PROBLEM DESCRIPTION:
Leave out the pictures, then reproduce the rest of the material exactly.

DATASET EXCERPT:
◆ ◆ ◆ ◆ ◆ ◆ ◆
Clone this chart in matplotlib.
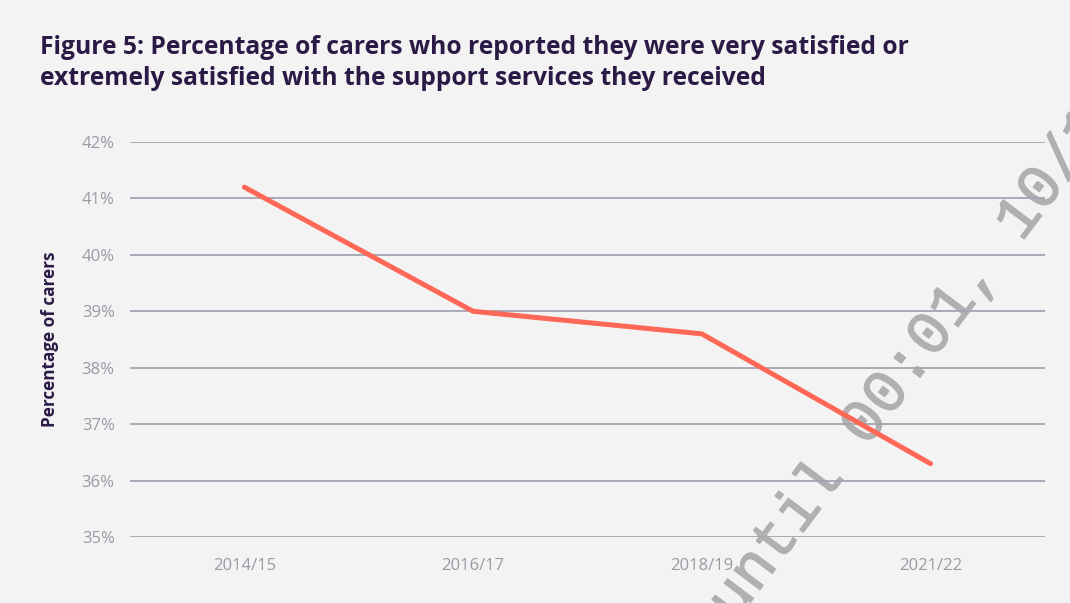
import matplotlib.pyplot as plt
import matplotlib.patheffects as pe
from matplotlib.ticker import FuncFormatter

years = ["2014/15", "2016/17", "2018/19", "2021/22"]
satisfied = [41.2, 39.0, 38.6, 36.3]
y_ticks = [35, 36, 37, 38, 39, 40, 41, 42]

bg = "#f3f3f3"
ink = "#2b1a45"
grey_txt = "#9a9aa6"
grid_col = "#a3a3b2"
line_col = "#ff6757"

plt.rcParams["font.family"] = ["Open Sans", "DejaVu Sans"]

fig = plt.figure(figsize=(10.7, 6.03), dpi=100, facecolor=bg)
ax = fig.add_axes([0.1215, 0.1095, 0.855, 0.655])
ax.patch.set_visible(False)

x = range(len(years))
ax.plot(x, satisfied, color=line_col, lw=3.6, solid_capstyle="round",
        solid_joinstyle="round", zorder=3)

ax.set_xlim(-0.5, 3.5)
ax.set_ylim(35, 42)
ax.set_yticks(y_ticks)
ax.yaxis.set_major_formatter(FuncFormatter(lambda v, _: f"{v:.0f}%"))
ax.set_xticks(list(x))
ax.set_xticklabels(years)
ax.grid(axis="y", color=grid_col, lw=1.3, zorder=1)
ax.grid(axis="x", visible=False)
for s in ax.spines.values():
    s.set_visible(False)
ax.tick_params(axis="both", length=0, labelsize=12, labelcolor=grey_txt)
ax.tick_params(axis="y", pad=11)
ax.tick_params(axis="x", pad=15)

ax.set_ylabel("Percentage of carers", fontsize=12.3, fontweight="bold",
              color=ink, labelpad=16)

fig.text(0.037, 0.895,
         "Figure 5: Percentage of carers who reported they were very satisfied or\n"
         "extremely satisfied with the support services they received",
         fontsize=17.7, fontweight="bold", color=ink, ha="left", va="center",
         linespacing=1.32)

# diagonal embargo stamp, drawn behind the axes
fig.text(0.850, 0.394, "until 00:01, 10/1", family="Liberation Mono",
         fontsize=44, color="#b0b0b0",
         rotation=53, rotation_mode="anchor", ha="center", va="center",
         zorder=-1,
         path_effects=[pe.Stroke(linewidth=1.0, foreground="#b0b0b0",
                                 capstyle="round", joinstyle="round"),
                       pe.Normal()])

fig.savefig("out.png", dpi=100, facecolor=bg)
◆ ◆ ◆ ◆ ◆ ◆ ◆
CORRECT RESULT:
Clone this chart in matplotlib.
import matplotlib.pyplot as plt
import matplotlib.patheffects as pe
from matplotlib.ticker import FuncFormatter

years = ["2014/15", "2016/17", "2018/19", "2021/22"]
satisfied = [41.2, 39.0, 38.6, 36.3]
y_ticks = [35, 36, 37, 38, 39, 40, 41, 42]

bg = "#f3f3f3"
ink = "#2b1a45"
grey_txt = "#9a9aa6"
grid_col = "#a3a3b2"
line_col = "#ff6757"

plt.rcParams["font.family"] = ["Open Sans", "DejaVu Sans"]

fig = plt.figure(figsize=(10.7, 6.03), dpi=100, facecolor=bg)
ax = fig.add_axes([0.1215, 0.1095, 0.855, 0.655])
ax.patch.set_visible(False)

x = range(len(years))
ax.plot(x, satisfied, color=line_col, lw=3.6, solid_capstyle="round",
        solid_joinstyle="round", zorder=3)

ax.set_xlim(-0.5, 3.5)
ax.set_ylim(35, 42)
ax.set_yticks(y_ticks)
ax.yaxis.set_major_formatter(FuncFormatter(lambda v, _: f"{v:.0f}%"))
ax.set_xticks(list(x))
ax.set_xticklabels(years)
ax.grid(axis="y", color=grid_col, lw=1.3, zorder=1)
ax.grid(axis="x", visible=False)
for s in ax.spines.values():
    s.set_visible(False)
ax.tick_params(axis="both", length=0, labelsize=12, labelcolor=grey_txt)
ax.tick_params(axis="y", pad=11)
ax.tick_params(axis="x", pad=15)

ax.set_ylabel("Percentage of carers", fontsize=12.3, fontweight="bold",
              color=ink, labelpad=16)

fig.text(0.037, 0.895,
         "Figure 5: Percentage of carers who reported they were very satisfied or\n"
         "extremely satisfied with the support services they received",
         fontsize=17.7, fontweight="bold", color=ink, ha="left", va="center",
         linespacing=1.32)

# diagonal embargo stamp, drawn behind the axes
fig.text(0.850, 0.394, "until 00:01, 10/1", family="Liberation Mono",
         fontsize=44, color="#b0b0b0",
         rotation=53, rotation_mode="anchor", ha="center", va="center",
         zorder=-1,
         path_effects=[pe.Stroke(linewidth=1.0, foreground="#b0b0b0",
                                 capstyle="round", joinstyle="round"),
                       pe.Normal()])

fig.savefig("out.png", dpi=100, facecolor=bg)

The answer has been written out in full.